A five-year-old needs 10 to 13 hours of sleep per 24-hour period, including any naps. That range comes from the American Academy of Sleep Medicine and aligns with the National Sleep Foundation’s recommendation for preschool-age children. Most five-year-olds land somewhere around 11 hours total, but the right amount for your child depends on how they function during the day.
Where Naps Fit In
By age five, the vast majority of children have stopped napping. About 94% of kids drop daytime sleep entirely by this age. If your five-year-old still naps, that’s normal too, and those naps count toward the 10-to-13-hour total. Children who do still nap at this age typically sleep about 1.5 hours during the day, with the rest coming at night.
If your child recently dropped their nap or is in the process of phasing it out, you may need to shift bedtime earlier to make up the difference. A child who was sleeping 10 hours at night plus a 1.5-hour nap will need closer to 11 or 11.5 hours of nighttime sleep once the nap disappears.
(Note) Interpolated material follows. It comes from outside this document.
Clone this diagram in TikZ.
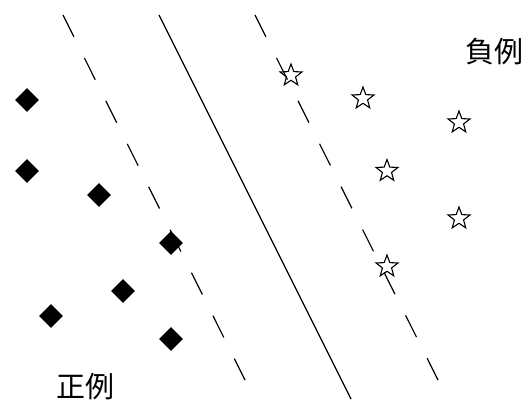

Why Those Hours Matter at This Age
Five is a pivotal year. Many children are starting or about to start kindergarten, and sleep directly affects how well that transition goes. Children who consistently slept 10 or more hours per night showed more favorable outcomes in social-emotional development, learning engagement, and academic performance during kindergarten, according to a study published in Pediatrics. Five- and six-year-olds with shorter sleep duration scored significantly lower on achievement tests at the end of first grade compared to well-rested peers. They also tended to score lower on standardized IQ tests.
Sleep also plays a role in physical growth. Growth hormone pulses occur after sleep onset, particularly during deep sleep stages. While the relationship between deep sleep and growth hormone is more complex than once thought (disrupting deep sleep for a single night doesn’t seem to reduce growth hormone output), consistent, sufficient sleep over time supports healthy growth, bone density, and body composition.
Signs Your Child Isn’t Getting Enough
Sleep-deprived adults get sluggish. Sleep-deprived children often look the opposite: wired, impulsive, and emotionally volatile. If your five-year-old seems hyperactive, has trouble controlling impulses, melts down more easily than usual, or can’t sit still and pay attention, insufficient sleep may be a factor. These behavioral signs can mimic or worsen attention problems, which makes them easy to misattribute to something else.
Other signs are more straightforward. Difficulty waking up in the morning, falling asleep in the car during short trips, or needing to be woken up well past their usual wake time on weekends all suggest a child isn’t banking enough hours during the week.
When Snoring Is a Red Flag
Not all sleep problems are about quantity. Some children sleep the right number of hours but don’t get restful sleep because of obstructive sleep apnea, a condition where the airway partially collapses during sleep. Loud nightly snoring is the most common sign. Other indicators include mouth breathing during sleep, pauses in breathing, restless sleep with tangled sheets, frequent nighttime awakenings, and bedwetting that starts up again after a dry period.
During the day, these children may have morning headaches, irritability, and declining performance at school. If your child snores most nights and shows any of these daytime symptoms, it’s worth raising with their pediatrician. Enlarged tonsils and adenoids are the most common cause at this age, and the condition is treatable.
Building a Bedtime Routine That Works
If your child needs to be asleep by 8:00 p.m. and wakes at 7:00 a.m., that’s 11 hours, right in the middle of the recommended range. Work backward from their wake time to figure out what bedtime needs to be, then build a consistent routine leading up to it.
An effective bedtime routine for a five-year-old lasts about 30 to 40 minutes and includes two to four calming activities in the same order each night. Brushing teeth, putting on pajamas, and reading a book or two is a classic sequence for good reason. The predictability signals to your child’s brain that sleep is coming. Positive, low-key interaction during this window (talking about the day, reading together) helps children settle more easily than being left to wind down alone.
Screens should stay out of the routine entirely. Television and tablets stimulate the brain and suppress the body’s natural production of the hormone that triggers sleepiness. Keep the bedroom cool, ideally between 68 and 72 degrees Fahrenheit, and as dark as possible. A small nightlight is fine if your child needs one, but overhead lights and bright lamps work against the biological signals that help children fall asleep.
Consistency matters more than perfection. Doing the same routine most nights of the week produces better results than an elaborate routine you can only manage a few times a week. Children who follow a regular bedtime routine fall asleep faster, wake less often during the night, and show benefits that extend beyond sleep into language development and emotional regulation.
The Transition to School-Age Recommendations
The 10-to-13-hour recommendation covers ages three through five. Once your child turns six, the guideline shifts to 9 to 11 hours. That doesn’t mean your child suddenly needs less sleep on their sixth birthday. The transition is gradual, and many six-year-olds still do best with 10 or more hours. Pay attention to how your child handles their day. If they’re alert, emotionally regulated, and able to focus during activities, they’re likely getting the right amount for their body.